** begin **
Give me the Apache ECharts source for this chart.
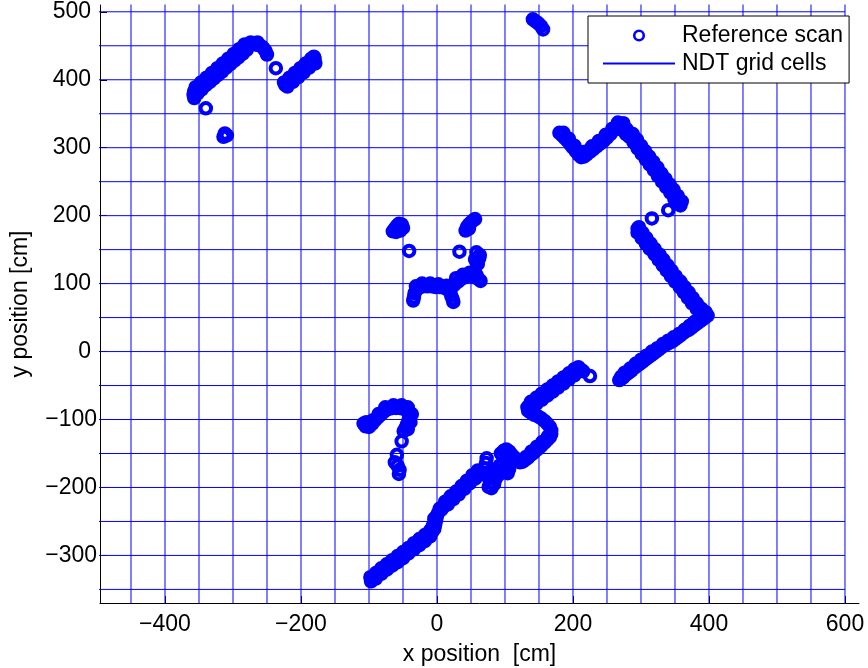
<!DOCTYPE html>
<html>
<head>
<meta charset="utf-8">
<title>NDT grid cells and reference scan</title>
<script src="https://cdn.jsdelivr.net/npm/echarts@6/dist/echarts.min.js"></script>
<style>
  html, body { margin: 0; padding: 0; background: #fff; }
  #chart { width: 868px; height: 668px; }
</style>
</head>
<body>
<div id="chart"></div>
<script>
// Axis limits and labelled ticks [cm]
const xRange = [-495.6, 620.6];
const yRange = [-370, 510];
const xTicks = [-400, -200, 0, 200, 400, 600];
const yTicks = [-300, -200, -100, 0, 100, 200, 300, 400, 500];

// NDT cell boundaries [cm]
const cellEdgesX = [-500, -450, -400, -350, -300, -250, -200, -150, -100, -50, 0, 50, 100, 150, 200, 250, 300, 350, 400, 450, 500, 550, 600];
const cellEdgesY = [-400, -350, -300, -250, -200, -150, -100, -50, 0, 50, 100, 150, 200, 250, 300, 350, 400, 450, 500, 550];

// Reference scan points [x, y] in cm, grouped by wall segment
const scanNorthWest = [
  [-340,358],
  [-357,373],[-358,378],[-357,383],[-353,386],[-349,390],[-345,393],[-341,397],[-337,400],[-333,404],
  [-329,407],[-325,411],[-321,414],[-317,418],[-313,421],[-309,425],[-305,428],[-301,432],[-297,435],
  [-293,439],[-289,442],[-285,446],[-281,449],[-277,451],[-272,452],[-267,452],[-262,451],[-258,449],
  [-255,446],[-252,442],[-250,437],
  [-352,380],[-346,386],[-340,392],[-334,397],[-328,402],[-322,407],[-316,412],[-310,418],[-304,423],
  [-298,428],[-292,433],[-286,438],[-280,444],
  [-355,389],[-347,396],[-339,403],[-331,410],[-323,417],[-315,424],[-307,431],[-299,438],[-291,445],
  [-283,452],[-274,455],[-264,455],
  [-237,417],[-312,321],[-314,316],[-309,318],
  [-223,392],[-220,390],[-219,395],[-215,399],[-211,402],[-207,406],[-203,409],[-199,413],[-195,416],
  [-191,420],[-187,423],[-183,427],[-180,431],[-181,434],[-179,424],[-212,397],[-204,404],[-196,411],[-188,418],
  [-225,396],[-217,403],[-209,410],[-201,417],[-193,424],[-185,431]
];
const scanTop = [[141,489],[145,486],[149,483],[153,479],[156,474]];
const scanCentre = [
  [-65,177],[-62,181],[-59,185],[-56,188],[-52,187],[-50,182],[-54,178],[-60,176],
  [-41,148],
  [42,178],[44,183],[47,187],[50,190],[53,193],[56,195],[47,181],
  [33,147],
  [58,146],[63,142],[56,136],[60,129],[58,132],[62,137],
  [-35,75],[-34,80],[-33,86],[-30,91],[-25,95],[-20,96],[-14,96],[-8,96],[-2,95],[4,95],[10,94],
  [15,92],[19,88],[21,82],[23,77],[24,73],[22,95],[26,99],[31,103],[36,107],[41,110],[46,112],
  [51,111],[56,109],[61,107],[64,104],
  [-31,96],[-22,100],[-10,100],[2,99],[14,97],[28,108],[38,113],[48,116],[58,113]
];
const scanSouthWest = [
  [-108,-106],[-105,-110],[-100,-111],[-95,-106],[-91,-101],[-87,-97],[-83,-93],[-79,-89],[-75,-86],
  [-70,-84],[-65,-83],[-60,-83],[-55,-83],[-50,-84],[-45,-86],[-41,-90],[-40,-95],[-42,-101],
  [-44,-107],[-46,-112],[-49,-117],[-52,-132],[-59,-152],[-62,-163],[-58,-168],[-55,-174],[-56,-180],
  [-104,-104],[-94,-101],[-86,-92],[-76,-82],[-64,-79],[-52,-79],[-43,-82],[-37,-92],[-39,-104],[-43,-114]
];
const scanNorthEast = [
  [180,322],[184,318],[188,314],[192,310],[196,305],[200,300],[204,295],[208,290],[212,286],[216,287],
  [220,290],[225,294],[230,298],[235,302],[240,306],[245,310],[250,315],[255,320],[259,325],[263,330],
  [267,333],[271,333],[275,331],[279,327],
  [186,322],[194,313],[202,303],[210,294],
  [218,294],[228,302],[238,310],[248,319],[258,328],[266,337],[274,336],
  [282,322],[285,318],[288,314],[291,310],[294,306],[297,301],[300,297],[303,293],[306,289],[309,285],
  [312,281],[315,277],[318,273],[321,269],[324,264],[327,260],[330,256],[333,252],[336,248],[339,244],
  [342,240],[345,236],[348,232],[351,227],[354,223],[357,219],[358,215],
  [288,320],[294,312],[300,303],[306,295],[312,287],[318,279],[324,271],[330,262],[336,254],[342,246],
  [348,238],[354,229],[360,221],[278,320],[273,326],
  [283,316],[289,308],[295,299],[301,291],[307,283],[313,275],[319,267],[325,258],[331,250],[337,242],
  [343,234],[349,225],[355,217],
  [340,208],[316,196]
];
const scanEast = [
  [297,183],[295,175],[302,175],[301,167],[308,167],[307,159],[314,159],[313,151],[320,151],[320,143],
  [327,143],[326,135],[333,135],[332,127],[339,127],[338,119],[345,119],[344,111],[351,111],[350,103],
  [358,103],[357,95],[364,95],[363,87],[370,87],[369,79],[376,79],[375,71],[382,71],[382,63],
  [389,63],[388,56],[395,58],[396,55],[398,53],
  [295,181],[297,177],[300,173],[303,169],[306,165],[309,161],[312,157],[315,153],[318,149],[322,145],
  [325,141],[328,137],[331,133],[334,129],[337,125],[340,121],[343,117],[346,113],[349,109],[352,105],
  [356,101],[359,97],[362,93],[365,89],[368,85],[371,81],[374,77],[377,73],[380,69],[384,65],
  [387,61],[390,58],[393,56],
  [394,50],[390,47],[386,44],[382,41],[378,38],[374,35],[370,32],[366,30],[362,27],[358,24],
  [354,21],[350,18],[346,15],[342,13],[338,11],[334,9],[330,6],[326,3],[322,0],[318,-3],
  [314,-6],[310,-9],[306,-12],[302,-15],[298,-18],[294,-21],[290,-24],[286,-28],[282,-31],[278,-34],
  [274,-38],[270,-41],[268,-42],
  [392,54],[385,49],[378,43],[371,37],
  [388,50],[380,44],[372,38],[364,32],[356,26],[348,21],[340,16],[332,11],[324,5],[316,0],
  [308,-6],[300,-12],[292,-18],[284,-25],[276,-31],[271,-37]
];
const scanDiagonal = [
  [-97,-338],[-95,-333],[-91,-330],[-87,-326],[-83,-322],[-79,-320],[-75,-317],[-71,-314],[-67,-311],
  [-63,-308],[-59,-306],[-55,-303],[-51,-300],[-47,-296],[-43,-293],[-39,-290],[-35,-287],[-31,-284],
  [-27,-281],[-23,-278],[-19,-275],[-15,-271],[-11,-268],[-7,-265],[-4,-261],[-3,-256],[-2,-251],
  [-1,-246],[0,-241],[2,-237],[6,-233],[9,-229],[13,-225],[17,-221],[21,-217],[25,-213],[29,-210],
  [33,-206],[37,-202],[41,-198],[45,-194],[49,-190],[53,-186],[57,-183],[61,-180],[65,-178],
  [-90,-334],[-82,-327],[-74,-321],[-66,-315],[-58,-310],[-50,-304],[-42,-297],[-34,-291],[-26,-285],
  [-18,-279],[-10,-272],[16,-225],[24,-217],[32,-210],[40,-202],[48,-194],[56,-187],
  [-98,-332],[-90,-326],[-82,-319],[-74,-313],[-66,-307],[-58,-301],[-50,-295],[-42,-289],[-34,-282],
  [-26,-276],[-18,-270],[-10,-263],[-6,-256],[-4,-246],[4,-231],[12,-221],[20,-213],[28,-206],
  [36,-198],[44,-190],[52,-182],[60,-175],
  [73,-157],[72,-164],[70,-172],[72,-179],[76,-186],[78,-193],[76,-199],[80,-201],[84,-195],[86,-188],
  [90,-182],[95,-178],[100,-176],[104,-179],[106,-173],[102,-168],[97,-165],[92,-168],[86,-175],
  [80,-180],[66,-179],[62,-180],
  [94,-150],[98,-146],[102,-144],[106,-147],[110,-152],[114,-156],[118,-160],[122,-163],[126,-162],
  [130,-159],[134,-156],[138,-152],[142,-149],[146,-145],[150,-142],[154,-138],[158,-134],[162,-130],
  [166,-126],[168,-121],[168,-116],[166,-111],[162,-106],[158,-102],[153,-98],[148,-95],[143,-93],
  [138,-90],[134,-87],[133,-82],[136,-79],[140,-76],[144,-73],[148,-70],[152,-67],[156,-64],[160,-61],
  [164,-58],[168,-55],[172,-52],[176,-49],[180,-46],[184,-43],[188,-40],[192,-37],[196,-34],[200,-31],
  [204,-29],[208,-27],[212,-27],[215,-29],[225,-36],
  [146,-77],[154,-71],[162,-65],[170,-59],[178,-53],[186,-47],[194,-41],[202,-35],[140,-84],
  [138,-74],[146,-68],[154,-62],[162,-56],[170,-50],[178,-44],[186,-38],[194,-32],[202,-26],[208,-23],
  [163,-125],[155,-133],[147,-140],[139,-147],[131,-155],[124,-161]
];

const FONT = '"Liberation Sans", Arial, Helvetica, sans-serif';
const BLUE = '#0000ff';
const CLEAR = 'rgba(0,0,0,0)';

const scanPoints = [].concat(scanNorthWest, scanTop, scanCentre, scanSouthWest,
                             scanNorthEast, scanEast, scanDiagonal);

// One line series per cell boundary, all sharing the legend entry
const xSpan = [cellEdgesX[0], cellEdgesX[cellEdgesX.length - 1]];
const ySpan = [cellEdgesY[0], cellEdgesY[cellEdgesY.length - 1]];
const gridSegments = [];
cellEdgesX.forEach(x => gridSegments.push([[x, ySpan[0]], [x, ySpan[1]]]));
cellEdgesY.forEach(y => gridSegments.push([[xSpan[0], y], [xSpan[1], y]]));

function tickText(v) {
  return v < 0 ? '\u2212' + Math.abs(v) : String(v);
}

const labelBase = { fontSize: 23, fontFamily: FONT, color: '#000' };

const series = [];
gridSegments.forEach(seg => {
  series.push({
    name: 'NDT grid cells',
    type: 'line',
    data: seg,
    symbol: 'none',
    showSymbol: false,
    silent: true,
    clip: true,
    z: 2,
    // transparent item colour keeps the legend sample a plain line
    itemStyle: { color: CLEAR, borderColor: CLEAR, borderWidth: 0 },
    lineStyle: { color: BLUE, width: 1 },
    emphasis: { disabled: true }
  });
});
series.push({
  name: 'Reference scan',
  type: 'scatter',
  data: scanPoints,
  symbol: 'circle',
  symbolSize: 10.5,
  clip: true,
  z: 3,
  silent: true,
  itemStyle: { color: CLEAR, borderColor: BLUE, borderWidth: 4, opacity: 1 },
  emphasis: { disabled: true }
});

const chart = echarts.init(document.getElementById('chart'), null, { renderer: 'canvas' });
chart.setOption({
  animation: false,
  backgroundColor: '#fff',
  grid: { left: 100, right: 9, top: 5, bottom: 65, containLabel: false, outerBoundsMode: 'none' },
  xAxis: {
    type: 'value',
    min: xRange[0], max: xRange[1],
    axisLine: { show: true, onZero: false, lineStyle: { color: '#000', width: 1 } },
    axisTick: { show: true, inside: true, length: 7, customValues: xTicks, lineStyle: { color: '#000' } },
    axisLabel: Object.assign({ show: true, customValues: xTicks, margin: 10, formatter: tickText }, labelBase),
    splitLine: { show: false },
    name: 'x position  [cm]',
    nameLocation: 'middle',
    nameGap: 40,
    nameTextStyle: labelBase
  },
  yAxis: {
    type: 'value',
    min: yRange[0], max: yRange[1],
    axisLine: { show: true, onZero: false, lineStyle: { color: '#000', width: 1 } },
    axisTick: { show: true, inside: true, length: 7, customValues: yTicks, lineStyle: { color: '#000' } },
    axisLabel: Object.assign({
      show: true, customValues: yTicks, margin: 3,
      formatter: v => v < 0 ? '{n|' + tickText(v) + '}' : '{p|' + tickText(v) + '}',
      rich: {
        n: Object.assign({}, labelBase),
        p: Object.assign({ padding: [0, 6, 0, 0] }, labelBase)
      }
    }, labelBase),
    splitLine: { show: false },
    name: 'y position [cm]',
    nameLocation: 'middle',
    nameGap: 68,
    nameTextStyle: labelBase
  },
  legend: {
    data: [
      { name: 'Reference scan', icon: 'circle',
        itemStyle: { color: CLEAR, borderColor: BLUE, borderWidth: 2.6, opacity: 1 } },
      { name: 'NDT grid cells' }
    ],
    orient: 'vertical',
    left: 588, top: 16,
    padding: [8, 6, 8, 14],
    itemWidth: 72, itemHeight: 9.5, itemGap: 5,
    backgroundColor: '#fff',
    borderColor: '#000', borderWidth: 1, borderRadius: 0,
    selectedMode: false,
    textStyle: Object.assign({ padding: [0, 0, 0, 2] }, labelBase)
  },
  series: series
});
</script>
</body>
</html>
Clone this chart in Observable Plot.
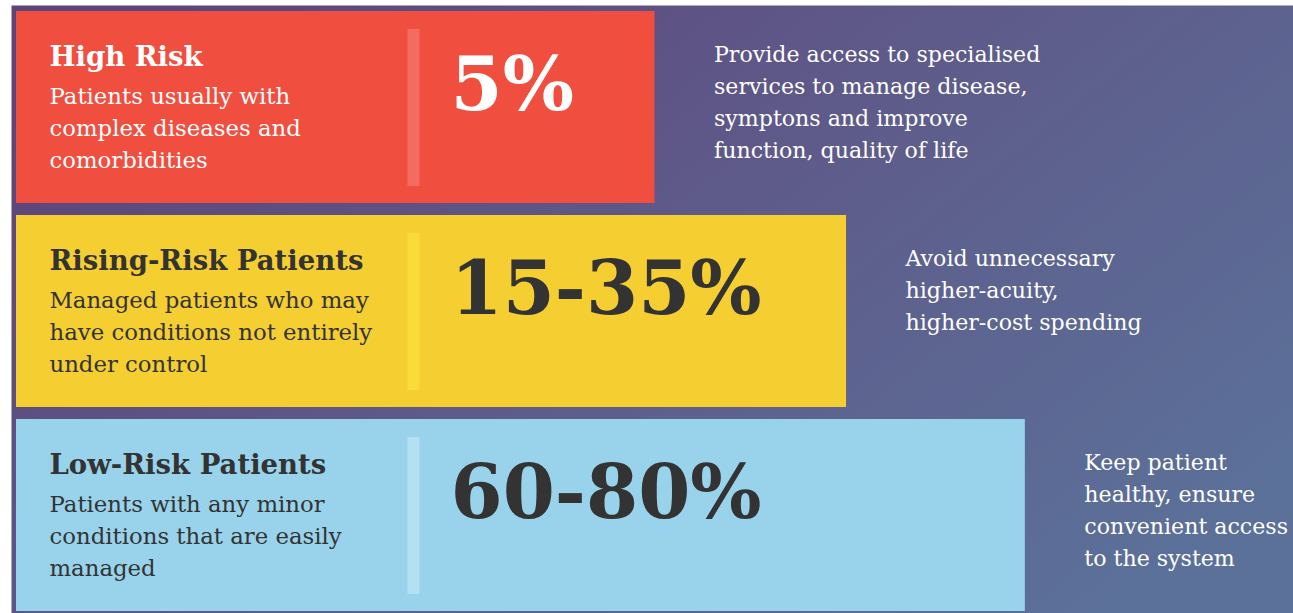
<!DOCTYPE html>
<html>
<head>
<meta charset="utf-8">
<script src="https://cdn.jsdelivr.net/npm/d3@7"></script>
<script src="https://cdn.jsdelivr.net/npm/@observablehq/plot@0.6"></script>
<style>
  html, body { margin: 0; padding: 0; background: #ffffff; }
  #chart svg { display: block; }
</style>
</head>
<body>
<div id="chart"></div>
<script>
// ---- data ----
const categories = ["High Risk", "Rising-Risk Patients", "Low-Risk Patients"];
const descriptions = [
  "Patients usually with\ncomplex diseases and\ncomorbidities",
  "Managed patients who may\nhave conditions not entirely\nunder control",
  "Patients with any minor\nconditions that are easily\nmanaged"
];
const shares = ["5%", "15-35%", "60-80%"];
const barLengths = [50, 65, 79];
const actions = [
  "Provide access to specialised\nservices to manage disease,\nsymptons and improve\nfunction, quality of life",
  "Avoid unnecessary\nhigher-acuity,\nhigher-cost spending",
  "Keep patient\nhealthy, ensure\nconvenient access\nto the system"
];

// ---- styles ----
const barColors = ["#f04e3f", "#f5ce31", "#98d3eb"];
const dividerColors = ["#f36c5f", "#f9dc38", "#b4e1f2"];
const textColors = ["#ffffff", "#333333", "#333333"];

const rows = categories.map((c, i) => ({
  cat: c,
  desc: descriptions[i],
  share: shares[i],
  len: barLengths[i],
  action: actions[i],
  bar: barColors[i],
  divider: dividerColors[i],
  ink: textColors[i]
}));

const serif = "'DejaVu Serif', 'Liberation Serif', serif";
const bodySize = 22.8;
const actionSize = 22.1;

const defs = () => {
  const d = d3.create("svg:defs");
  const g = d.append("linearGradient")
    .attr("id", "bg")
    .attr("x1", "0").attr("y1", "0.2")
    .attr("x2", "1").attr("y2", "0.8");
  g.append("stop").attr("offset", "0%").attr("stop-color", "#5d4579");
  g.append("stop").attr("offset", "50%").attr("stop-color", "#5e5c8b");
  g.append("stop").attr("offset", "100%").attr("stop-color", "#5b7199");
  return d.node();
};

const chart = Plot.plot({
  width: 1293,
  height: 613,
  marginTop: 5,
  marginLeft: 11,
  marginRight: 0,
  marginBottom: 0,
  x: {domain: [0, 100], range: [16, 1293], axis: null},
  y: {domain: categories, range: [10, 611], paddingInner: 12 / 204, paddingOuter: 0, axis: null},
  color: {type: "identity"},
  style: {background: "transparent", overflow: "visible"},
  marks: [
    defs,
    Plot.frame({fill: "url(#bg)", stroke: "none"}),
    Plot.barX(rows, {x: "len", y: "cat", fill: "bar"}),
    Plot.tickX(rows, {x: 0, y: "cat", dx: 397, stroke: "divider", strokeWidth: 12, insetTop: 18, insetBottom: 17}),
    Plot.text(rows, {
      x: 0, y: "cat", text: "cat", fill: "ink", dx: 33, dy: -42,
      textAnchor: "start", lineAnchor: "bottom",
      fontFamily: serif, fontWeight: "bold", fontSize: 27.5
    }),
    Plot.text(rows, {
      x: 0, y: "cat", text: "desc", fill: "ink", dx: 33, dy: 60,
      textAnchor: "start", lineAnchor: "bottom", lineHeight: 32 / bodySize,
      fontFamily: serif, fontSize: bodySize
    }),
    Plot.text(rows, {
      x: 0, y: "cat", text: "share", fill: "ink", dx: 434, dy: 2,
      textAnchor: "start", lineAnchor: "bottom",
      fontFamily: serif, fontWeight: "bold", fontSize: 75
    }),
    Plot.text(rows, {
      x: "len", y: "cat", text: "action", fill: "#ffffff", dx: 59, dy: -68,
      textAnchor: "start", lineAnchor: "top", lineHeight: 32 / actionSize,
      fontFamily: serif, fontSize: actionSize
    })
  ]
});

document.getElementById("chart").appendChild(chart);
</script>
</body>
</html>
** end **
Problem to solve
Without the pictures, please reproduce each line of the listing above exactly, from the first one through the line bearing "300, 400, 500];".

Correct output
Give me the Apache ECharts source for this chart.
<!DOCTYPE html>
<html>
<head>
<meta charset="utf-8">
<title>NDT grid cells and reference scan</title>
<script src="https://cdn.jsdelivr.net/npm/echarts@6/dist/echarts.min.js"></script>
<style>
  html, body { margin: 0; padding: 0; background: #fff; }
  #chart { width: 868px; height: 668px; }
</style>
</head>
<body>
<div id="chart"></div>
<script>
// Axis limits and labelled ticks [cm]
const xRange = [-495.6, 620.6];
const yRange = [-370, 510];
const xTicks = [-400, -200, 0, 200, 400, 600];
const yTicks = [-300, -200, -100, 0, 100, 200, 300, 400, 500];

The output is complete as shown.